Quickie Review: Produced and directed by Roger Corman, adapted by the great Richard Matheson from the story by the great Edgar Allan Poe, these guys knew how to do atmospheric horror. Beautiful production design by Daniel Haller and cinematography by Floyd Crosby, great brooding music by Les Baxter, and a great cast that includes John Kerr, Luana Anders, Antony Carbone, scream queen Barbara Steele, and the one and only Vincent Price. This is a Poe mystery done right.
Final grade: A
My Flickchart ranking: #438 (out of 3270, a relative 87/100)
The Masque of the Red Death (1964) Written by Charles Beaumont & R. Wright Campbell. Directed by Roger Corman. Starring Vincent Price, Hazel Court, Jane Asher, David Weston.
The personification of the Red Death is one of the story's most interesting elements.
The Masque of the Red Death is adapted from the short story of the same name by Edgar Allan Poe, with elements of another of Poe’s short stories, “Hop-Frog,” included as a subplot, starring Vincent Price as Prospero. This is my second film this month adapted from the writings of Edgar Allan Poe, and though surprisingly well-directed in a classic 1960s style by Roger Corman, Masque falls far short of the quality of Stuart Gordon’s “The Black Cat.” (Interestingly, this is also the second film from this month’s viewings, after The Phantom of the Opera, to draw inspiration from Poe’s “The Masque of the Red Death.”)
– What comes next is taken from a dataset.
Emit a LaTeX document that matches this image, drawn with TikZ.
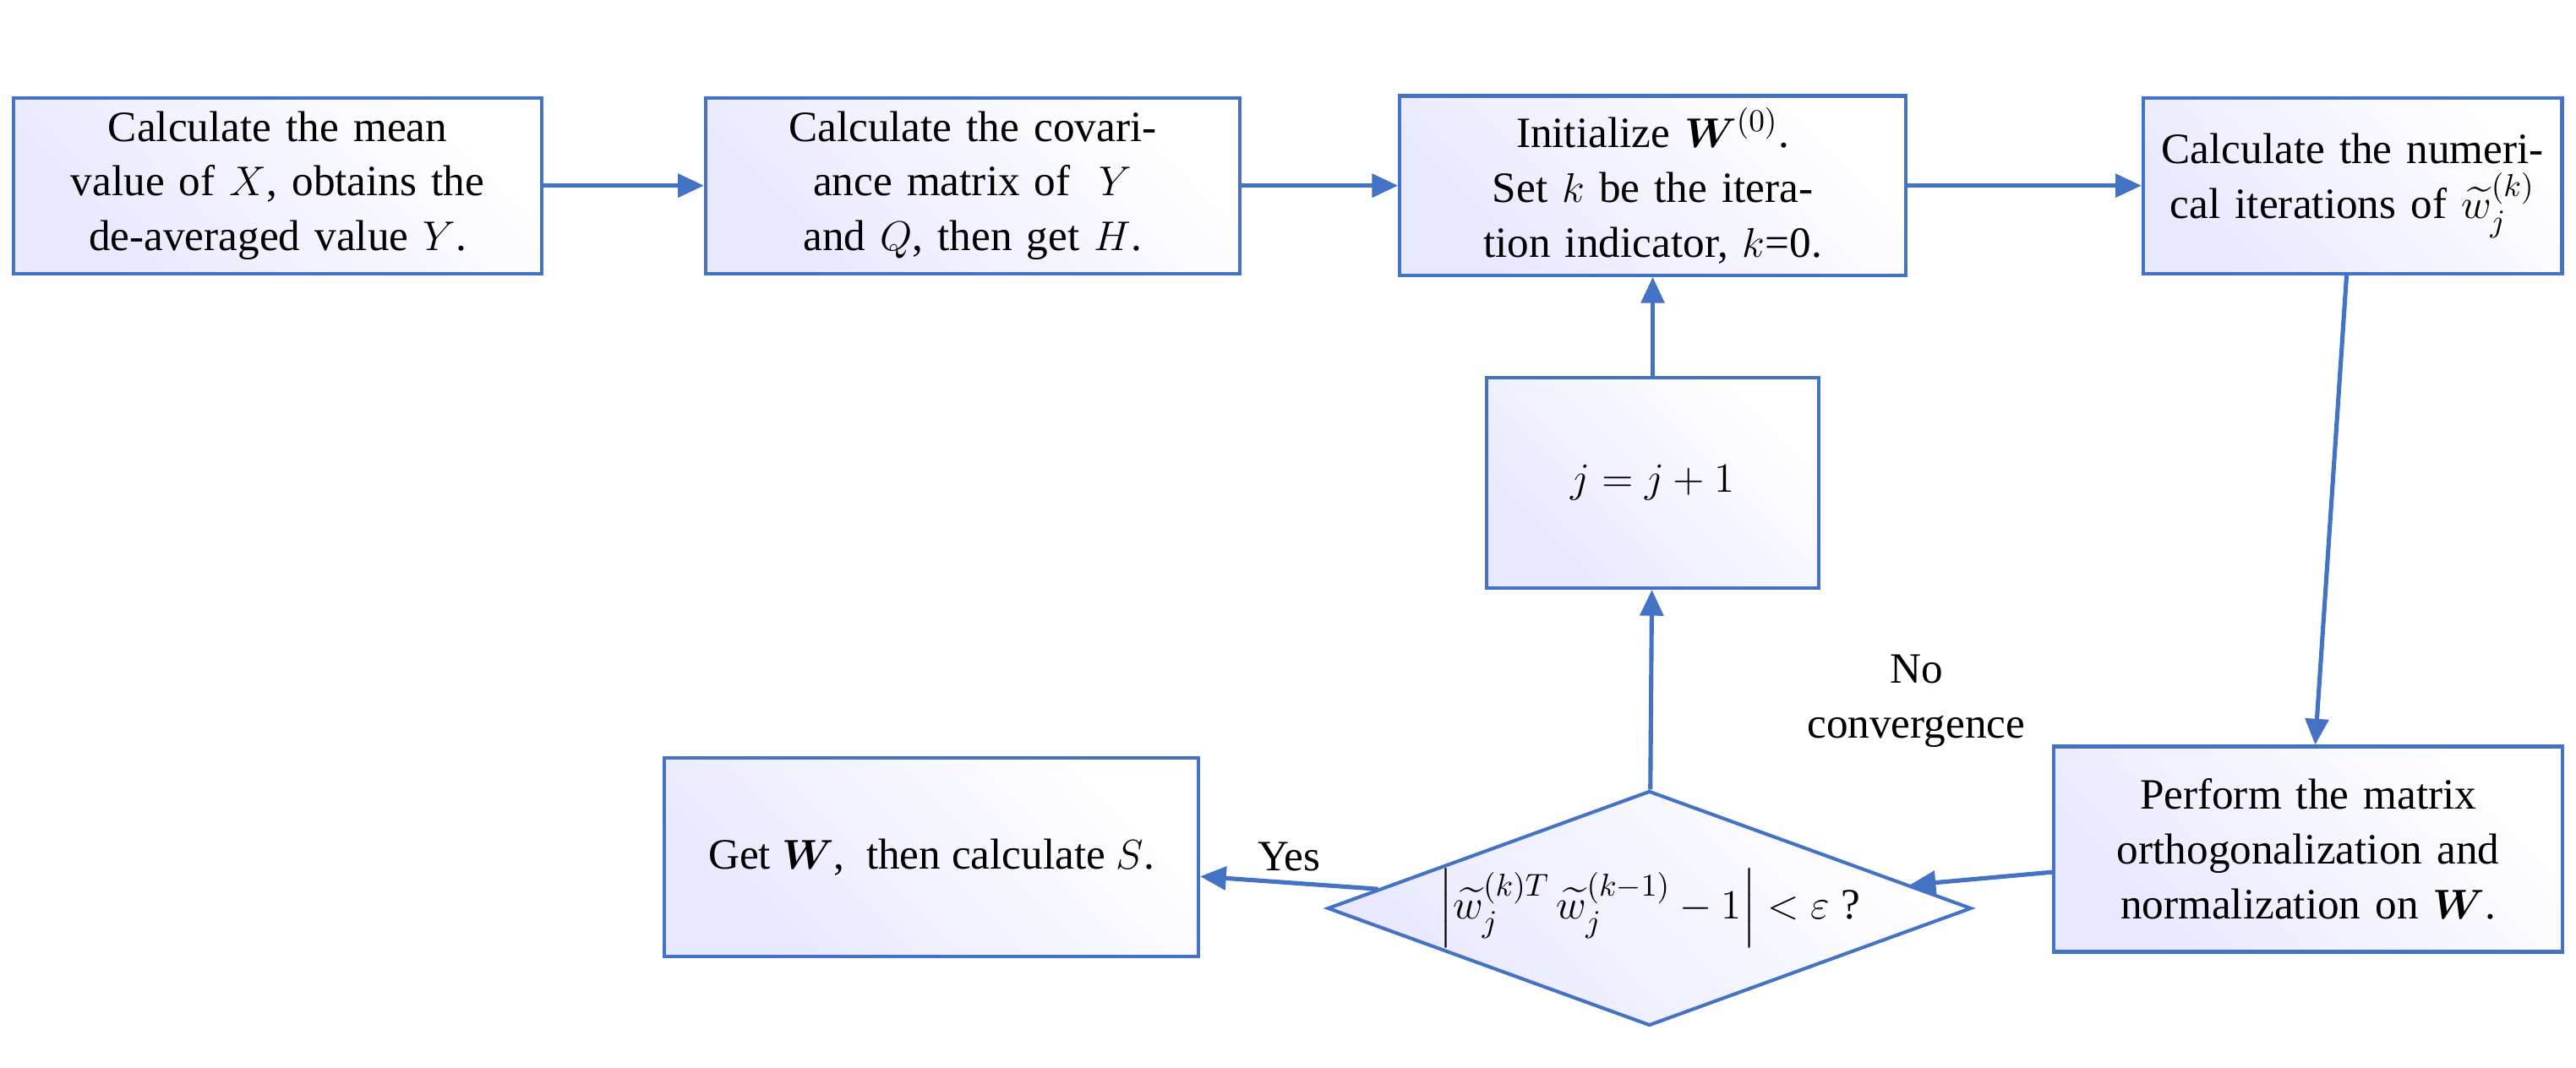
\documentclass[tikz,border=0pt]{standalone}
\usepackage{amsmath}
\usepackage{amssymb}
\usepackage{fontspec}
\setmainfont{Liberation Serif}
\usetikzlibrary{shapes.geometric,arrows.meta}
\definecolor{flowblue}{HTML}{4472C4}
\tikzset{
	stage/.style={draw=flowblue, line width=1.2pt, shading=axis, left color=blue!9, right color=white, shading angle=135, align=center, font=\fontsize{15}{19}\selectfont, inner sep=4pt},
	test/.style={stage, diamond, aspect=2.74, inner sep=0pt},
	flow/.style={draw=flowblue, line width=1.5pt, -{Triangle[length=9pt,width=8pt]}}
}
\begin{document}
\begin{tikzpicture}[x=0.02cm,y=-0.02cm]
	\useasboundingbox (0,0) rectangle (1568,650);
	
	\node[stage, minimum width=6.44cm, minimum height=2.14cm, text width=6cm] (mean) at (169,113) {Calculate the mean value of $X$, obtains the de-averaged value $Y$.};
	\node[stage, minimum width=6.5cm, minimum height=2.14cm, text width=6cm] (cov) at (592,113) {Calculate the covariance matrix of \ $Y$ and $Q$, then get $H$.};
	\node[stage, minimum width=6.16cm, minimum height=2.14cm, text width=5.8cm] (init) at (1006,113) {Initialize $\boldsymbol{W}^{(0)}$. Set $k$ be the iteration indicator, $k$=0.};
	\node[stage, minimum width=5.1cm, minimum height=2.14cm, text width=4.8cm] (iter) at (1432,113) {Calculate the numerical iterations of $\widetilde{w}_j^{(k)}$};
	\node[stage, minimum width=4.04cm, minimum height=2.56cm] (next) at (1006,294) {$j=j+1$};
	\node[stage, minimum width=6.2cm, minimum height=2.5cm, text width=5.8cm] (ortho) at (1405,517) {Perform the matrix orthogonalization and normalization on $\boldsymbol{W}$.};
	\node[test, minimum width=7.84cm, minimum height=2.86cm] (conv) at (1004,553) {$\left|\widetilde{w}_j^{(k)T}\,\widetilde{w}_j^{(k-1)}-1\right|<\varepsilon$ ?};
	\node[stage, minimum width=6.5cm, minimum height=2.42cm] (result) at (567,522) {Get $\boldsymbol{W}$, \ then calculate $S$.};
	
	\draw[flow] (mean) -- (cov);
	\draw[flow] (cov) -- (init);
	\draw[flow] (init) -- (iter);
	\draw[flow] (iter) -- (ortho);
	\draw[flow] (ortho) -- (conv);
	\draw[flow] (conv) -- node[right, align=center, font=\fontsize{15}{19}\selectfont, xshift=50pt, yshift=-4pt] {No\\convergence} (next);
	\draw[flow] (next) -- (init);
	\draw[flow] (conv) -- node[above, font=\fontsize{15}{19}\selectfont] {Yes} (result);
\end{tikzpicture}
\end{document}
The art direction and cinematography deliver designs and color schemes very pleasing to the eye–with “much glare and glitter and piquancy and phantasm,” as Poe himself wrote, and “much of the beautiful, much of the wanton, much of the bizarre something of the terrible, and not a little of that which might [excite] disgust.” In this way, the film captures the spirit of Poe’s vision. The script is well-written with plenty of memorable dialogue, and the cast, led by Price, is well to the task.
My issues with the film are largely with its supernatural embellishments upon the original story. In the film, Prospero is depicted as a satanist, and the plot elements involving satanism tend to become tiresome in places. Furthermore, the overly theatrical ending does not begin to rival the horrific impact of the climax of Poe’s original short story.